Power Assets under pressure to dole out some of its HK$40bn cash hoard in special dividend
Power Assets may pay a special dividend on top of its final dividend after it announces its annual results, potentially answering calls by shareholders to distribute part of its huge cash pile after hopes for a special payout was dashed last May.
Power Assets said in a statement on Monday that its board will consider a motion to pay a HK$5 per share special interim dividend during a meeting scheduled for January 26
But Power Assets, which has energy projects in Hong Kong, mainland China, Europe, Canada, Australia, and New Zealand may still have more than HK$40 billion cash after distributing the HK$10.67 billion special dividend and completing a 20 per cent stake purchase in Australian energy distributor Duet Group for HK$8.6 billion.
Its cash and bank deposits totalled HK$66 billion at the end of June.
Asked whether the special payout is to help secure support for the Duet acquisition from Power Assets’ minority shareholders whose consent is needed to set up the bidding consortium, Kam Hing-lam, managing director of Cheung Kong Infrastructure (CKI), the largest shareholder of Power Assets, said: “We have long heard feedback from shareholders that they really want special dividends.”
Asked if Power Assets may consider paying more special dividends in the future given that it will still have a big cash pile, he told reporters on Monday via teleconference: “We will see.”
Pierre Lau, Citi’s head of Asia utilities research Pierre Lau, said in a note on Monday that the HK$5 per share payout could help cut CKI’s debt or fund its share of the Duet acquisition, as he estimated the acquisition may raise CKI’s consolidated net debt-to-shareholders’ equity ratio by 11.7 percentage points to 14 per cent by the end of 2017.

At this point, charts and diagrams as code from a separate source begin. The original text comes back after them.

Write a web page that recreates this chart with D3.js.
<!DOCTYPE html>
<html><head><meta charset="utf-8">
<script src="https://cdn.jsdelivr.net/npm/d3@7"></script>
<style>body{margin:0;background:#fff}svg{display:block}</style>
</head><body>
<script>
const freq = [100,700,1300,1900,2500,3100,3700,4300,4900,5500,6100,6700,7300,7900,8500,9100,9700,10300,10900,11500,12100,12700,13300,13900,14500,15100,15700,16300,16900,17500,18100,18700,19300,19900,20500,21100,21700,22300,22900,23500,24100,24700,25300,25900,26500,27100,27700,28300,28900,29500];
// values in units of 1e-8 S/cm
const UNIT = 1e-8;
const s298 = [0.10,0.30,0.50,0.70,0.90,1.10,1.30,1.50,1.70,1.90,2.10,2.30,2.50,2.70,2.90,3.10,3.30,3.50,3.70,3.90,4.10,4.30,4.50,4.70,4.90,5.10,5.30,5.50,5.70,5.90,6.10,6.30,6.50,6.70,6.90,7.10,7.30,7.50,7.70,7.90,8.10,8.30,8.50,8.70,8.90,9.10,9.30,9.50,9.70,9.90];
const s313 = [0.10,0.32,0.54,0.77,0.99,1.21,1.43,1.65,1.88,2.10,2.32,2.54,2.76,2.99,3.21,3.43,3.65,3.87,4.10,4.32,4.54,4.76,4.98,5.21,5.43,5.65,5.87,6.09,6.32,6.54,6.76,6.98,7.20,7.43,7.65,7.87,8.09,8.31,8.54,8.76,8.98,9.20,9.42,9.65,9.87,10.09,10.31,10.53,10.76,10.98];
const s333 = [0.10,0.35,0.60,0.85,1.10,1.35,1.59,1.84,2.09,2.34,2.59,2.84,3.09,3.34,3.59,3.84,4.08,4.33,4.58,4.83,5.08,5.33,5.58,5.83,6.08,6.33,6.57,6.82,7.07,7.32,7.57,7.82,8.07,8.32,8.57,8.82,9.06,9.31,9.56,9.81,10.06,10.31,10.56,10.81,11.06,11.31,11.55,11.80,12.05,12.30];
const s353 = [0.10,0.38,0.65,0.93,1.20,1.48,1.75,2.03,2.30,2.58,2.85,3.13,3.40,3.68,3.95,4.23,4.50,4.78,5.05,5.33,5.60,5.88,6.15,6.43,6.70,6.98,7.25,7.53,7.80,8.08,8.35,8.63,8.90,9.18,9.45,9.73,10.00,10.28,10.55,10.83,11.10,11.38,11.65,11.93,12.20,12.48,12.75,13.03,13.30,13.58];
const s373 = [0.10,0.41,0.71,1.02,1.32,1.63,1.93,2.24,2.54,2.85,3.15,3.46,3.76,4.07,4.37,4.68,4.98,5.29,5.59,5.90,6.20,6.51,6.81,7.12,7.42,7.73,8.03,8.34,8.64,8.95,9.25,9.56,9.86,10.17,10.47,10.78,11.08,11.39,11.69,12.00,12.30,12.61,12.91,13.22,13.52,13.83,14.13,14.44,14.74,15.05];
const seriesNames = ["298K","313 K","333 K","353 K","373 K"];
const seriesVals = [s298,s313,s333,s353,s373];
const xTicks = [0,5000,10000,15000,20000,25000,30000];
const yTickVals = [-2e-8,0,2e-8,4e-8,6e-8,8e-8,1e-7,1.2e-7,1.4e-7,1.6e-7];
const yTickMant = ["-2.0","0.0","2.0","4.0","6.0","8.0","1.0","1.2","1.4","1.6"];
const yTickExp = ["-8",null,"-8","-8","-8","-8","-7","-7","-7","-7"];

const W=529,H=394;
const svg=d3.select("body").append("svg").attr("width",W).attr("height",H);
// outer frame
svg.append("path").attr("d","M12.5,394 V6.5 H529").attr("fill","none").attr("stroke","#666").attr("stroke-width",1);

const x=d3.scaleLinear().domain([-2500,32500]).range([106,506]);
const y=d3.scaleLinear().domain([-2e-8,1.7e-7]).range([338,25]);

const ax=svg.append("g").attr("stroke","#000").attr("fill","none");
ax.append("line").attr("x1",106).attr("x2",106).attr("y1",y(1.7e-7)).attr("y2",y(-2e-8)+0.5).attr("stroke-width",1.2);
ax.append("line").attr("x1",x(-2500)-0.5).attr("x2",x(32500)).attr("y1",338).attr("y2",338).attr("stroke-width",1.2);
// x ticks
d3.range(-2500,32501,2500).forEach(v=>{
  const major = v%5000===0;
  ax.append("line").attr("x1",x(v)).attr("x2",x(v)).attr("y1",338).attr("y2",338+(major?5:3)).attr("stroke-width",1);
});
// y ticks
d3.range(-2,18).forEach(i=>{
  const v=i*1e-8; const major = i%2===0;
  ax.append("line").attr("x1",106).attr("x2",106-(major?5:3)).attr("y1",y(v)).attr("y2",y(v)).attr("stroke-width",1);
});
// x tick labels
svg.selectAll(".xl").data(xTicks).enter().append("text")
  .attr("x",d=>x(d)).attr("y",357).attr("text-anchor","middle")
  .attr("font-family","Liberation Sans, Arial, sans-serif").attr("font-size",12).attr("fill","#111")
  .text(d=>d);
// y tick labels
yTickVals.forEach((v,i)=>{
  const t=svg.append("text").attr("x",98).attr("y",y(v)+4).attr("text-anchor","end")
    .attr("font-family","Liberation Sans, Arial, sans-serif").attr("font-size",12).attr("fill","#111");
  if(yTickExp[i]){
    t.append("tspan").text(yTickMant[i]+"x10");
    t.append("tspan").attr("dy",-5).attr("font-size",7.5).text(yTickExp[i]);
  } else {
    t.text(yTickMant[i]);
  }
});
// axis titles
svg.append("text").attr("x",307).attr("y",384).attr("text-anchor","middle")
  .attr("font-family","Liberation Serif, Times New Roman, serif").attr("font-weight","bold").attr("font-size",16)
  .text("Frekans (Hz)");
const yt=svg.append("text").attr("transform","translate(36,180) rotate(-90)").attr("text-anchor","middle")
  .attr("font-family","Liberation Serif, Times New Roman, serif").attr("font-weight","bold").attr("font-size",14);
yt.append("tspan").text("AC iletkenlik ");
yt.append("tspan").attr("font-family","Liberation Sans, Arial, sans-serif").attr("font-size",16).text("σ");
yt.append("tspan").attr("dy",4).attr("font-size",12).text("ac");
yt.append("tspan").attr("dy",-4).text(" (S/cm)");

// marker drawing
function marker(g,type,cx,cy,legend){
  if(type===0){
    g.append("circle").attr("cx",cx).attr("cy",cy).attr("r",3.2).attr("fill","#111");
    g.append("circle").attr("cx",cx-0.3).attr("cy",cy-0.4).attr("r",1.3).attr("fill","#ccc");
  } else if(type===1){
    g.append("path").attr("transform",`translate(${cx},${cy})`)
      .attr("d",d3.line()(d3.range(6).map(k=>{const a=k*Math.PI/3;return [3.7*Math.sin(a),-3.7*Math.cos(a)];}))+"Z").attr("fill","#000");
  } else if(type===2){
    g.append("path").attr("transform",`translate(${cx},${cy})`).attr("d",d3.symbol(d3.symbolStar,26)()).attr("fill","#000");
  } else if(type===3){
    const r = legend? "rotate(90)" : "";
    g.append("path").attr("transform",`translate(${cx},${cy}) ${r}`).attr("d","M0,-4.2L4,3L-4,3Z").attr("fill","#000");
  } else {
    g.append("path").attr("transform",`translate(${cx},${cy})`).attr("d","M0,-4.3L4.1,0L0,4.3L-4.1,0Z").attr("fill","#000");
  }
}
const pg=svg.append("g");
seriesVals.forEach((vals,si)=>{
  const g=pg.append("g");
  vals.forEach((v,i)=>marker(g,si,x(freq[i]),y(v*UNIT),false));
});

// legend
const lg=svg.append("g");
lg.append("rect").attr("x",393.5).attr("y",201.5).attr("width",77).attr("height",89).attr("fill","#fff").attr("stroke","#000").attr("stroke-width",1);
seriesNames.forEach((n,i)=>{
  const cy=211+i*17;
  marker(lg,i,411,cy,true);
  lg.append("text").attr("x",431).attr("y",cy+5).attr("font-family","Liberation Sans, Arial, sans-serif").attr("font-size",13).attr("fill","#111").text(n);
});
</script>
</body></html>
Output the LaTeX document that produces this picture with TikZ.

Meanwhile, CKI deputy managing director Andrew Hunter told reporters the bidding consortium is confident of getting government approval in Australia since the nation’s competition commission has confirmed it has no objection to the bid.
“We are confident to be able to get approval from Australia’s Foreign Investment Review Board also,” he said.
After engaging with the review board for two months, Kam said it has not raised any concern considered by the consortium to be “insurmountable,” adding that senior Australian officials have said that the approval process under which CKI’s bid for Duet’s peer Ausgrid was rejected last year was “unique and didn’t set a precedence”.